So I watched Regis & Kelly for a split-second (honest) this morning in my Chicago hotel room and I saw an unkempt Michael Phelps on the show. (Enough already of the deviated septum as Abercrombie look.)
So Kelly Ripa asked Phelps about being trailed by paparazzi and recently spotted with his girlfriend at the airport.
(Caz Pal (l) was mistaken for Asian woman near Phelps at airport)
Phelps bristled when he heard Ripa’s comment, and went onto to claim that the Asian woman in question seen in paparazzi photos with Phelps this week was not his girlfriend, Caz Pal: “The photographers post this girl up next to me as I get out of the car and she follows me in. … I’ve never seen her before in my life.”
Phelps also confirmed to Ripa that he was no longer seeing Pal: “I’m not seeing anyone now.”
Like all of us viewing the photos yesterday, Ripa thought that the monster-boobed woman (photos) was the female recently linked to Phelps - Vegas-based nudie (implied!) model and waitress Caroline Pal.
So who the hell was that woman?
No one knows, but swinging a dead rodent of your choice at the LAX Spearmint Rhino at about 3am this morning might be a good way to find out.
Phelps’ accusation does seem a little far-fetched, but from looking at the photos, it certainly seems possible.
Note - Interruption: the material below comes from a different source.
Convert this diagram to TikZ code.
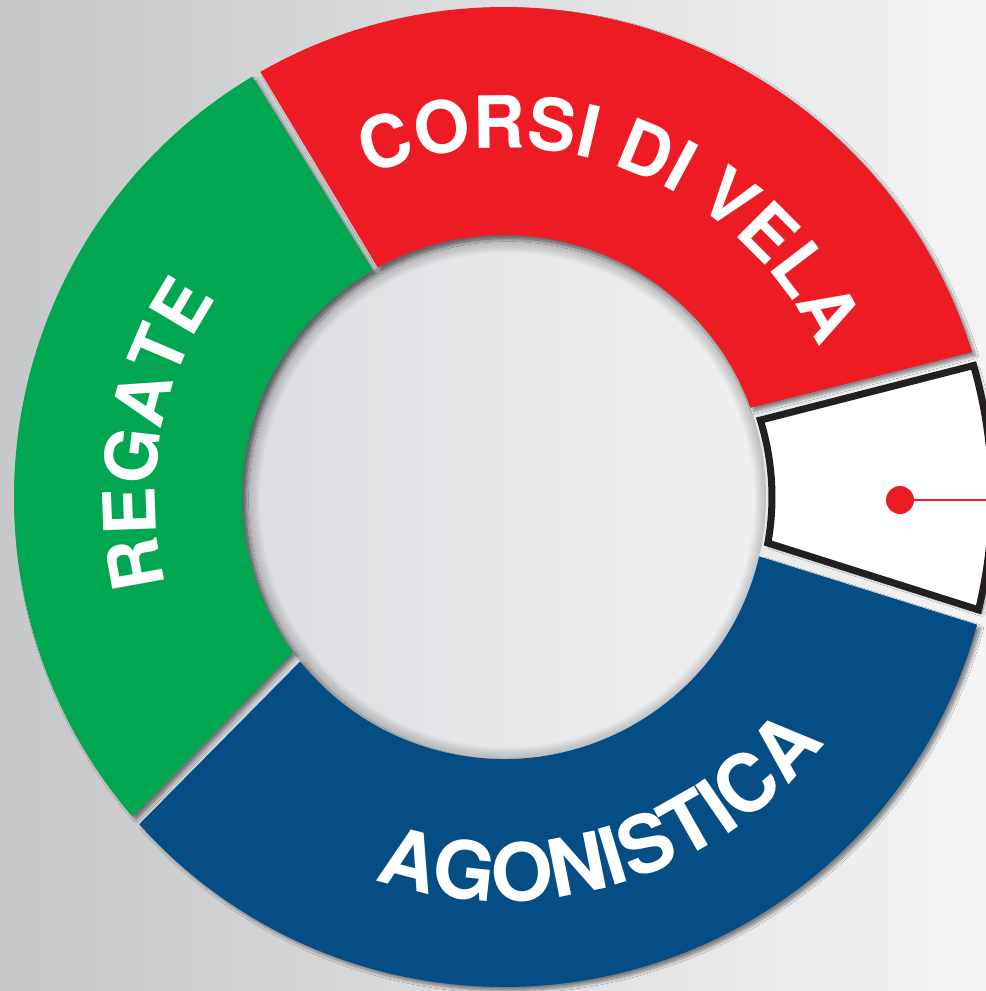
\documentclass[tikz,border=0pt]{standalone}
\usepackage{fontspec}
\newfontfamily\heros{TeX Gyre Heros}
\usetikzlibrary{decorations.text,shadows.blur}
\definecolor{velared}{HTML}{ED1C24}
\definecolor{regategreen}{HTML}{00A650}
\definecolor{agoblue}{HTML}{044E85}
\definecolor{rim}{HTML}{231F20}
\definecolor{bgleft}{HTML}{C6C7C9}
\definecolor{bgright}{HTML}{F4F4F4}
\definecolor{holeleft}{HTML}{DCDDE0}
\definecolor{holeright}{HTML}{EFF0F1}
\newcommand\lbl{\heros\bfseries\fontsize{41pt}{41pt}\selectfont}
\newcommand\lblbig{\heros\bfseries\fontsize{45.5pt}{45.5pt}\selectfont}
\tikzset{
	seg/.style={fill=#1,blur shadow={shadow xshift=2pt,shadow yshift=-2pt,shadow blur steps=8,shadow opacity=45}},
	arctext/.style={decorate,decoration={text along path,text={|\lbl|#1},text align=center,text color=white}},
	bigarctext/.style={decorate,decoration={text along path,text={|\lblbig|#1},text align=center,text color=white}},
	dot/.style={circle,inner sep=0pt,minimum size=0.56cm,fill=velared}
}
\begin{document}
\begin{tikzpicture}
	\useasboundingbox (-10.08,-9.88) rectangle (9.64,9.94);
	\shade[left color=bgleft,right color=bgright] (-10.08,-9.88) rectangle (9.64,9.94);

	\shade[left color=holeleft,right color=holeright] (0,0) circle[radius=5.24cm];
	\begin{scope}
		\clip (0,0) circle[radius=5.24cm];
		\foreach \w in {1,...,12}
			\draw[black,opacity=0.018,line width=\w*1.4pt] (0.06,-0.06) circle[radius=5.24cm];
	\end{scope}

	\path[seg=regategreen] (120.9:9.8) arc[start angle=120.9,end angle=220.7,radius=9.8cm]
		-- (216.3:5.24) arc[start angle=216.3,end angle=120,radius=5.24cm] -- cycle;
	\path[seg=velared] (17.2:9.8) arc[start angle=17.2,end angle=119.8,radius=9.8cm]
		-- (118.8:5.24) arc[start angle=118.8,end angle=19.9,radius=5.24cm] -- cycle;
	\path[seg=agoblue] (221.9:9.8) arc[start angle=221.9,end angle=344.9,radius=9.8cm]
		-- (346.9:5.24) arc[start angle=346.9,end angle=218.9,radius=5.24cm] -- cycle;
	\begin{scope}[shift={(0.16,0)}]
		\path[seg=white,draw=rim,line width=4pt,line join=miter] (-13.6:9.6) arc[start angle=-13.6,end angle=15.9,radius=9.6cm]
			-- (17.2:5.2) arc[start angle=17.2,end angle=-10.2,radius=5.2cm] -- cycle;
	\end{scope}

	\path[arctext={CORSI DI VELA}] (159:6.98) arc[start angle=159,end angle=-21,radius=6.98cm];
	\path[arctext={REGATE}] (260:6.98) arc[start angle=260,end angle=80,radius=6.98cm];
	\path[bigarctext={AGONISTICA}] (196.9:8.08) arc[start angle=196.9,end angle=376.9,radius=8.08cm];

	\node[dot] (pin) at (7.92,-0.06) {};
	\coordinate (pinend) at (9.64,-0.06);
	\draw[velared,line width=1.7pt] (pin) -- (pinend);
\end{tikzpicture}
\end{document}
The woman has no luggage, no purse, and thankfully, no bra.
(What, this doesn’t go with Mike’s million-dollar corporate image?)
Meanwhile, we’re all saddened to now know that Phelps has apparently broke it off with Pal. I was truly hoping that Phelps would actually become more than a life-size corporate cardboard cutout, but I guess I gave him too much credit.
And to think he seemed like such a well-grounded, likable fellow once we got to know him!









4:00 pm on December 12th, 2008
Both Phelps & the mystery lady should be fine if they ever get lost at sea. He's a good swimmer, and she comes equipped with her own set of flotation devices.
4:06 pm on December 12th, 2008
Too bad those two aren't an item. She could have really helped Phelps work on his breaststroke.
4:15 pm on December 12th, 2008
Mike must have picked up an Asian fetish while in Beijing.
4:17 pm on December 12th, 2008
Hear that, Phelps Phan? Mikey's back on the block!
4:32 pm on December 12th, 2008
No one knows, but swinging a dead rodent of your choice at the LAX Spearmint Rhino at about 3am this morning might be a good way to find out.
I'm on it!
Would swinging something else suffice?
4:33 pm on December 12th, 2008
Someone should tell that mystery girl that her glass eye is crooked.
5:04 pm on December 12th, 2008
Kelly must think all Asians look alike. How racist!
6:14 pm on December 12th, 2008
*sigh* Will poor Michael ever find true love?
10:39 pm on December 12th, 2008
Re:JerryShortBuss–
No one knows, but swinging a dead rodent of your choice at the LAX Spearmint Rhino at about 3am this morning might be a good way to find out.I'm on it!Would swinging something else suffice?
Only if it is dead……..
5:08 am on December 13th, 2008
Who in their right mind is looking at her eyes? What's wrong with you? lol
1:59 pm on December 13th, 2008
I think what Sports Illustrated did to the guy on the cover of its Sportsman of the Year issue was worse. It appears someone using Photoshop for the first time attempted to put Phelps' head on someone else's body in a way that accentuated his Down's syndrome look. I think the other body was Michael Jackson's from the "Off the Wall" album cover.
9:06 am on December 15th, 2008
An honest mistake. To think that she is is girlfriend. She does kind of favor Phelps old girlfriend.
12:19 pm on April 23rd, 2009
what a womanizer. she's better off without him- medal winner who cares he's a user and jerk.